[start DATA BLOCK]
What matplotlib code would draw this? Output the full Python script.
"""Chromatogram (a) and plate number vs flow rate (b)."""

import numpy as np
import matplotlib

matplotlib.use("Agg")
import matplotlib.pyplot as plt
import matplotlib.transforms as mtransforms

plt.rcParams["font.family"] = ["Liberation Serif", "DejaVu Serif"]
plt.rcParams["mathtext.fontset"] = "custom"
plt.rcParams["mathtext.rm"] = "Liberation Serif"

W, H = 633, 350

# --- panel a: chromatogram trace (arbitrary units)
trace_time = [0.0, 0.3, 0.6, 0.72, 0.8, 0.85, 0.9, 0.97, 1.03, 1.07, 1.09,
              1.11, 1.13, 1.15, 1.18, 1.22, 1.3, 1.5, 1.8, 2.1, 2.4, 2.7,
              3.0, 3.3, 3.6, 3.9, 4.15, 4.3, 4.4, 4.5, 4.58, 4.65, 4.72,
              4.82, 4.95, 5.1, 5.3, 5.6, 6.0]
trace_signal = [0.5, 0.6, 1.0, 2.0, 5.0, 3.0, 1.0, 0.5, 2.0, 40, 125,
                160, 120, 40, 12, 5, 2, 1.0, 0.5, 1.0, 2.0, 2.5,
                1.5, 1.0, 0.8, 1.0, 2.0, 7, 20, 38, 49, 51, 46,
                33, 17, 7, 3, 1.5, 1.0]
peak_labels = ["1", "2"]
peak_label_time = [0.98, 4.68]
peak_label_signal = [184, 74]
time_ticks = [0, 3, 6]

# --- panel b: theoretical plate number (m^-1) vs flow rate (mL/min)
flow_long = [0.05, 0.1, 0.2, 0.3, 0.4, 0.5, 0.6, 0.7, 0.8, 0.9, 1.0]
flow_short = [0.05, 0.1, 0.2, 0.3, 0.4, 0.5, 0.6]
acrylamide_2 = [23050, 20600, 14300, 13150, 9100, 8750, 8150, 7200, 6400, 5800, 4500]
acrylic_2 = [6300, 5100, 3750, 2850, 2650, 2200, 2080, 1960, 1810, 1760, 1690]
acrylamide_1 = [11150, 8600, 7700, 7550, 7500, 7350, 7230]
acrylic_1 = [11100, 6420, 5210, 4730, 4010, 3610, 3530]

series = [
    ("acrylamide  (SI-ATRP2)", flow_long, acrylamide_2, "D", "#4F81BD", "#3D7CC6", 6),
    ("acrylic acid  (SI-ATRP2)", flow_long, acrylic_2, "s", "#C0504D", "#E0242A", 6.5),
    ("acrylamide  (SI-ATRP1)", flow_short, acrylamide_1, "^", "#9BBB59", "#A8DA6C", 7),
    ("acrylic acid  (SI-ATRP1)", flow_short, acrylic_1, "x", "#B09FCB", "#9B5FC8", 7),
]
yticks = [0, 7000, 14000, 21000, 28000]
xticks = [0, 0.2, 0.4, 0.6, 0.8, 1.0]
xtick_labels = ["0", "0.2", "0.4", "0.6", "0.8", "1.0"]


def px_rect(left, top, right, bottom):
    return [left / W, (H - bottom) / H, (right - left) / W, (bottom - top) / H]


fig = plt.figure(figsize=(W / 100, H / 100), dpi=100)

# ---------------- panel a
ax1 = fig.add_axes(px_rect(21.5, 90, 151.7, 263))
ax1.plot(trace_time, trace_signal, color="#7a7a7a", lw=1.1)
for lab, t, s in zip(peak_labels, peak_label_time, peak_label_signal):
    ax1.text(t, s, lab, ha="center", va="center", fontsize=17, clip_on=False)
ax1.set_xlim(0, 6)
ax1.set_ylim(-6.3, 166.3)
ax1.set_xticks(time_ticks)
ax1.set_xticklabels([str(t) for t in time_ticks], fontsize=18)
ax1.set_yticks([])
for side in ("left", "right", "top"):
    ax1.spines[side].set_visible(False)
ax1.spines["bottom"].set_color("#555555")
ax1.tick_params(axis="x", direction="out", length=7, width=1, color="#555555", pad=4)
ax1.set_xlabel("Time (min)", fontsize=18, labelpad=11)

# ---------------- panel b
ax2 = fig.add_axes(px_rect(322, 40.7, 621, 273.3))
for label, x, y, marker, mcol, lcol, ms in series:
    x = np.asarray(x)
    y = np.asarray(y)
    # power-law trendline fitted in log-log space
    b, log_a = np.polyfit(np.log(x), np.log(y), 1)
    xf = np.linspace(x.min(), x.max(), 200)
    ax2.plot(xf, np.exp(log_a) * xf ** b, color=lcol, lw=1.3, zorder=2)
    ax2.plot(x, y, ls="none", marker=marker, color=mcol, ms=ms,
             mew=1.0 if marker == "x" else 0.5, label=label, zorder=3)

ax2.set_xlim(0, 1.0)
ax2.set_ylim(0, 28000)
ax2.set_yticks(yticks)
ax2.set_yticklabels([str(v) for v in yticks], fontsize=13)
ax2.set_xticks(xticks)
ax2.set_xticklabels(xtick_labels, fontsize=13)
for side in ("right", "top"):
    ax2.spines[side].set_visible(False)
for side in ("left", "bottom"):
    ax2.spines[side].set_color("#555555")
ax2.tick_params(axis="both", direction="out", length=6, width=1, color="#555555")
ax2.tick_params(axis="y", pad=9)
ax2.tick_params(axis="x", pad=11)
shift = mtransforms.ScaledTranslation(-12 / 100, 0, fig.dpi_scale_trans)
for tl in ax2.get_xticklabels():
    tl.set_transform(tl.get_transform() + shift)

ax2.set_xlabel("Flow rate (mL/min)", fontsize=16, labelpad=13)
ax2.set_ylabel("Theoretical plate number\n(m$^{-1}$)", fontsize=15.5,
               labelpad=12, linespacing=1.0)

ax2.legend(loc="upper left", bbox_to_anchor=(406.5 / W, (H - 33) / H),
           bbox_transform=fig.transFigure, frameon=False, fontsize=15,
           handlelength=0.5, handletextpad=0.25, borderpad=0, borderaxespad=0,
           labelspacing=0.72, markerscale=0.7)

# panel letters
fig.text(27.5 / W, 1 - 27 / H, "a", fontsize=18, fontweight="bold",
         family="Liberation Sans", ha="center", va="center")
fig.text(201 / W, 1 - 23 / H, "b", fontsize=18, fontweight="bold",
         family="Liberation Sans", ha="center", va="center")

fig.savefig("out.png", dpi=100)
[end DATA BLOCK]
### [TO DO]
Write out exactly, please, the lines beginning at the start of the material and ending with the line that holds "W, H = 633, 350", both included.

### [THE SOLUTION]
What matplotlib code would draw this? Output the full Python script.
"""Chromatogram (a) and plate number vs flow rate (b)."""

import numpy as np
import matplotlib

matplotlib.use("Agg")
import matplotlib.pyplot as plt
import matplotlib.transforms as mtransforms

plt.rcParams["font.family"] = ["Liberation Serif", "DejaVu Serif"]
plt.rcParams["mathtext.fontset"] = "custom"
plt.rcParams["mathtext.rm"] = "Liberation Serif"

W, H = 633, 350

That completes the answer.